REPUBLIKA.CO.ID, JAKARTA -- Sejak diundang-undang pada 2014 lalu, UU Jaminan Produk Halal (UU JPH) Nomor 33 Tahun 2014 belum menemukan titik terang. Padahal, UU ini berfungsi sebagai lokomotif penggerakan dunia usaha, UKM dan industri halal.
Bahkan, memasuki tahun ke empat UU ini belum juga rampung. Alhasil sembari menunggu UU JPH maka Lembaga Pengkajian Pangan, Obat-obatan dan Kosmetika Majelis Ulama Indonesia (LPPOM-MUI) masih berperan dalam menjalankan kewenangan sertifikat halal untuk sementara waktu.
Direktur LPPOM MUI Lukman Hakim mengatakan, pihaknya akan terus menjalankan tugasnya hingga Badan Penyelenggara Jaminan Produk Halal (BPJH) mulai difungsikan. “Tadi diskusi dengan para pakar hukum mengenai Pasal 65 sebagai Peraturan Pelaksana (PP) memang ada perdebatan. Jadi sementara waktu MUI akan jalan terus sertifikasi halal,” ujarnya ketika dihubungi Republika, Rabu (28/11).
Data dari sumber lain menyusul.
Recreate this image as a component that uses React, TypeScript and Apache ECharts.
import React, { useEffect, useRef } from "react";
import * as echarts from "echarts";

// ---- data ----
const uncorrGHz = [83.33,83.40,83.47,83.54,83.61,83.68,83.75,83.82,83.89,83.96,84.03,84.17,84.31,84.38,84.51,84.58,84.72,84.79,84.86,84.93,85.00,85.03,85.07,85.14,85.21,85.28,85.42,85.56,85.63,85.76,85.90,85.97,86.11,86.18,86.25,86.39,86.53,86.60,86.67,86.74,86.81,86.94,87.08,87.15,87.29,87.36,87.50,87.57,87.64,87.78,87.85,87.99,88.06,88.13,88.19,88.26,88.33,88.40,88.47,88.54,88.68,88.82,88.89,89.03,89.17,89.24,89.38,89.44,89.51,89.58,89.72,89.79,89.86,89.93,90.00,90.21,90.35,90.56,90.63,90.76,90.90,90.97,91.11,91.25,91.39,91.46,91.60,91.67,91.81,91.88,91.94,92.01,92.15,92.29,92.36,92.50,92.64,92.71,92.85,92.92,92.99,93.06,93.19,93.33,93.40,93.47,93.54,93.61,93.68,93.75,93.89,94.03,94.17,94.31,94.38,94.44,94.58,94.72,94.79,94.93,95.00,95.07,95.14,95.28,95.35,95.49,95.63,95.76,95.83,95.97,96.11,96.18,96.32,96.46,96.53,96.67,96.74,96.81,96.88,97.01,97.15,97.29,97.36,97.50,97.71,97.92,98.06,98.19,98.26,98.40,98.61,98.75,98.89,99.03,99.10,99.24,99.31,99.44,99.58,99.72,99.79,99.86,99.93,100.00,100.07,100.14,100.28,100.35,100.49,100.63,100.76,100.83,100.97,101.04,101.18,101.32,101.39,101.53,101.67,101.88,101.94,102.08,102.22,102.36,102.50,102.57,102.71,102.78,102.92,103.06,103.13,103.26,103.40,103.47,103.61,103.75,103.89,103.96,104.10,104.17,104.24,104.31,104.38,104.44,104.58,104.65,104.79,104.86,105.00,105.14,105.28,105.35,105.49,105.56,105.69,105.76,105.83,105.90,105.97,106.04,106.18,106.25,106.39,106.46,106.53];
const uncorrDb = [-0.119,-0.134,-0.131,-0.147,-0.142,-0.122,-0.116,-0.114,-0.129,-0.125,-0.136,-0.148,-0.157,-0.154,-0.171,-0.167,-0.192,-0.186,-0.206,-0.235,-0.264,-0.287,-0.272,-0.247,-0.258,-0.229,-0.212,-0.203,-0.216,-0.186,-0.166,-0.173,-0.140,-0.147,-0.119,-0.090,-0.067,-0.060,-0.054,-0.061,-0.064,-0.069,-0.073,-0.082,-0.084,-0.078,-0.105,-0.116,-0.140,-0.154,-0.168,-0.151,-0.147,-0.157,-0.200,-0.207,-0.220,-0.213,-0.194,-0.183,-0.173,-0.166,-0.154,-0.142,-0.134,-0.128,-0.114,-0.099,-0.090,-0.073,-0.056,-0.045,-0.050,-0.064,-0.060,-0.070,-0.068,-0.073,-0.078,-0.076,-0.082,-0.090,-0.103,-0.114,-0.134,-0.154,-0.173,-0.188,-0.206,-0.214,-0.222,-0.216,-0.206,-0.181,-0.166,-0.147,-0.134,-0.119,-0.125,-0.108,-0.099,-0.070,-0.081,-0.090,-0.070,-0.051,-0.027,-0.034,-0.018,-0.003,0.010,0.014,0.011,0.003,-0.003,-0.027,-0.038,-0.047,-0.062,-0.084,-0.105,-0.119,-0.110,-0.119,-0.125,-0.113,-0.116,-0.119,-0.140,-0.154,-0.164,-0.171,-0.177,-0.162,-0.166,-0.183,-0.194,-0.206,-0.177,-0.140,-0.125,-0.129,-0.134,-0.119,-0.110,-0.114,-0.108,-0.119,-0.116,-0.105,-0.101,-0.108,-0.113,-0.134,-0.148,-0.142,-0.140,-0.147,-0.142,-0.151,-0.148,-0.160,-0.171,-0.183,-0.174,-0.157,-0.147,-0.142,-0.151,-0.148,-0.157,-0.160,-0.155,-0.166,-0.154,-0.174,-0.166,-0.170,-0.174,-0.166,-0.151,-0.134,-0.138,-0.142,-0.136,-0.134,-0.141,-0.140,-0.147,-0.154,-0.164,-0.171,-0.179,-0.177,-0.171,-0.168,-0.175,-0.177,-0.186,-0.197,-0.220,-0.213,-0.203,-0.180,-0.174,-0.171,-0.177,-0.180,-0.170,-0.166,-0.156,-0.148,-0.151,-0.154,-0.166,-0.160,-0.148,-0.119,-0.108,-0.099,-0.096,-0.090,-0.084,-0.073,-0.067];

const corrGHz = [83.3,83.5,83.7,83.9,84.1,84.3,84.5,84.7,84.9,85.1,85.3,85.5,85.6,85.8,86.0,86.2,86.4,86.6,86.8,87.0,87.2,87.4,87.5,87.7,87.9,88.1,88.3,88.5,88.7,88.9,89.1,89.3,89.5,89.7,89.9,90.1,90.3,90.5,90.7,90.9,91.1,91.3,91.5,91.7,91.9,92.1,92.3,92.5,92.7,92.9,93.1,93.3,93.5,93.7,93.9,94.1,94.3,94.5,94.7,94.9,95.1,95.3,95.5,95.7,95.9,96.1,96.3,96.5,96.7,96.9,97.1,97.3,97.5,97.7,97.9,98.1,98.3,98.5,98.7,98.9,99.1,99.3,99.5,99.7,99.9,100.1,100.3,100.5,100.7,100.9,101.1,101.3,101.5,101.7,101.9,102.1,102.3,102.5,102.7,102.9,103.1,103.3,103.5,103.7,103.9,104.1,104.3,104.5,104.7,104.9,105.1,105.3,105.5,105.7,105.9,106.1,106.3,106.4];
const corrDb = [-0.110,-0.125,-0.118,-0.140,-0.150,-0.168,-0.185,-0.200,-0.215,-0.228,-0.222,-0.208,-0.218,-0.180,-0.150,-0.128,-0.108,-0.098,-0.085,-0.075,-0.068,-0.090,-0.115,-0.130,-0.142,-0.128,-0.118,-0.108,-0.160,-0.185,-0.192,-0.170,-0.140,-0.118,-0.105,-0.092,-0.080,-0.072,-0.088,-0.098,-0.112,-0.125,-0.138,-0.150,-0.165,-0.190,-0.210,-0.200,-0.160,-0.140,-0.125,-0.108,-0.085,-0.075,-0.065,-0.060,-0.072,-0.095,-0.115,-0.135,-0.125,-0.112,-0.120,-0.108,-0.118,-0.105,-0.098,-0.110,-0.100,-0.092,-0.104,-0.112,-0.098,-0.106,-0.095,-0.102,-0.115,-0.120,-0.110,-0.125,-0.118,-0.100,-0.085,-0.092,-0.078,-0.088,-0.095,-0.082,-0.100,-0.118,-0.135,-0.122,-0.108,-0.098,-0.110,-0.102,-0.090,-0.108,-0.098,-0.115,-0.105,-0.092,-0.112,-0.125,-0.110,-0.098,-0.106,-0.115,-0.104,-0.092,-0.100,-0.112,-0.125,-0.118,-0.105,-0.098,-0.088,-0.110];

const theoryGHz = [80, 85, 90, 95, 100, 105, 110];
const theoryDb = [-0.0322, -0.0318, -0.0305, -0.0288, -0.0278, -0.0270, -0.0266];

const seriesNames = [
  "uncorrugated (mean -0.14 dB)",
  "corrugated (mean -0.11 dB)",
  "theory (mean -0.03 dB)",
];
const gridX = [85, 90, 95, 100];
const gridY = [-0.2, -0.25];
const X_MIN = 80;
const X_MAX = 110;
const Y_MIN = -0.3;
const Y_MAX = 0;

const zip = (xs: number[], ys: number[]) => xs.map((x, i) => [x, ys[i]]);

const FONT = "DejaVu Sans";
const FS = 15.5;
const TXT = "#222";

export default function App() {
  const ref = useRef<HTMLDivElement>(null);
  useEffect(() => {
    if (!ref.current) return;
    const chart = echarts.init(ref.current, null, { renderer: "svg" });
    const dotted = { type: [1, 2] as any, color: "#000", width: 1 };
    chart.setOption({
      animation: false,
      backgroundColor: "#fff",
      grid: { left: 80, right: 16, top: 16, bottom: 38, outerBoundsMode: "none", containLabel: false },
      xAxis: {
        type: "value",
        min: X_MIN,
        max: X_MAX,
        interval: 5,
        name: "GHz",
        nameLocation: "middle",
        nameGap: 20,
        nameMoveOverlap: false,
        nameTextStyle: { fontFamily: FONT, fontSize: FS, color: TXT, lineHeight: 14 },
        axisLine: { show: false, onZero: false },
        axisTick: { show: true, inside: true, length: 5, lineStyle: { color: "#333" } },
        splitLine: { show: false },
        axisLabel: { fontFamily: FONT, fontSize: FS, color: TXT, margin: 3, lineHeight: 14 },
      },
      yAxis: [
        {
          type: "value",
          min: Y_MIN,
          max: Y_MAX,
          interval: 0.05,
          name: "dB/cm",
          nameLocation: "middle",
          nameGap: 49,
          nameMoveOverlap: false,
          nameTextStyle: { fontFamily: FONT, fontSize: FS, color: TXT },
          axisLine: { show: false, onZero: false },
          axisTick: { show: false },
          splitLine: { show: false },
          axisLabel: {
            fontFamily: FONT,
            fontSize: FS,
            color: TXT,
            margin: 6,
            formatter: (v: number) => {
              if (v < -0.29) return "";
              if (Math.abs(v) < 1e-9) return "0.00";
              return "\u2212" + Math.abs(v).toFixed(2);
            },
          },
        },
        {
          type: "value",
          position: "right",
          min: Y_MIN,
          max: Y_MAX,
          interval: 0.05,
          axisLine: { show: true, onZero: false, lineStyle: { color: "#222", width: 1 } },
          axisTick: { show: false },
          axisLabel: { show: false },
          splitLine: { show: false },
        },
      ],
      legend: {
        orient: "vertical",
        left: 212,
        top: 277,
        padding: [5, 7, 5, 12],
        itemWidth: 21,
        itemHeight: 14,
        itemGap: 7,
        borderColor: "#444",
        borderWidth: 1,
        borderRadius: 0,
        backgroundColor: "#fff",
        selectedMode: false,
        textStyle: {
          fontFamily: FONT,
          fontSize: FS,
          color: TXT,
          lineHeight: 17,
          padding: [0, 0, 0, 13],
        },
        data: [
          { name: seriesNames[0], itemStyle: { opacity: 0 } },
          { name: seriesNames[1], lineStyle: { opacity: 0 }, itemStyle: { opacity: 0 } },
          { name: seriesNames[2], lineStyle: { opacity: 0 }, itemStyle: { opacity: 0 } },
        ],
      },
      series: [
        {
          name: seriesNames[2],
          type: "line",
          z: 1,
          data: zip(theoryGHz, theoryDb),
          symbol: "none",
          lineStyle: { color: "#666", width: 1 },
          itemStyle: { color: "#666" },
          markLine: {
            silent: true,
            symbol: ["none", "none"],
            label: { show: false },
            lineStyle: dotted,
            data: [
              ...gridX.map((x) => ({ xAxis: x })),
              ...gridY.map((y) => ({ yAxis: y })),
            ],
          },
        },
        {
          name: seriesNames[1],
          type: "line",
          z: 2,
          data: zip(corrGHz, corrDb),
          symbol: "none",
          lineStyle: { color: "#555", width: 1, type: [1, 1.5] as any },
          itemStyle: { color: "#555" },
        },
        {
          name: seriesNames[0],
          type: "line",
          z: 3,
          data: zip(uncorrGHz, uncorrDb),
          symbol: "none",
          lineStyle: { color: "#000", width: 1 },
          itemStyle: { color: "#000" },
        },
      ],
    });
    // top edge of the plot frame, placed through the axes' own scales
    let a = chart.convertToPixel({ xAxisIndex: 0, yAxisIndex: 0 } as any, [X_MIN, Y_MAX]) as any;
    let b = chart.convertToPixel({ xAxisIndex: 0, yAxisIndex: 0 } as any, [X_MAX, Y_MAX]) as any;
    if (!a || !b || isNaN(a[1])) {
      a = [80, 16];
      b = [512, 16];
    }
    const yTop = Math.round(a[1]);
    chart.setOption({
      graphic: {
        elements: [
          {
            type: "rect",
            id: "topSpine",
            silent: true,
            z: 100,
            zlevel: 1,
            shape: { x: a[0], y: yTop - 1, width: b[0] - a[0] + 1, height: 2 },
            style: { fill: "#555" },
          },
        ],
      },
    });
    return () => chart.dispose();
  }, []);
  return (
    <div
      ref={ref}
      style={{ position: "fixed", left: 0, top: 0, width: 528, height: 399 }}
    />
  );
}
Hanya saja, dia berharap, apabila UU JPH telah diterbitkan maka tidak menghilangkan peran MUI sebagai lembaga sertifikasi halal. Sekaligus tetap menjaga peraturan yang sudah ada sebelumnya.
“MUI intinya saya menyampaikan kaidah memelihara apa yang sudah ada dan memilih sesuatu yang sudah baik. Jadi konsepnya harus jangan membuang yang sudah tapi memelihara yang sudah ada dan kemudian menambahkan sesuatu yang baik, jadi peraturan itu menghilangkan MUI,” ucapnya.
Di sisi lain, menurutnya, dalam konteks subtansi maka MUI tidak bisa diintervensi sertifikasi halal atau kaitannya penetapan halal. Subtansi halal meliputi auditor dan fatwa.
“Di dalam UU sebagian sudah diakomodir bahwa fatwa itu harus MUI, kehadiran BPJH dalam konteks adminitrasif dilihat dari halal. Dalam hukum Islam dengan kehadiran ini adanya UU dalam konteks subtansi halal tidak boleh diintervensi,” ungkapnya.
“Kalau PP ini terbit tujuan MUI mengawal PP itu agar subtansi halal tidak diintervensi oleh kepentingan politik atau perdagangan. Kehadiran pemerintah penting dalam konteks dokumen negara bukan subtansif tapi adminitrasif,” ucapnya.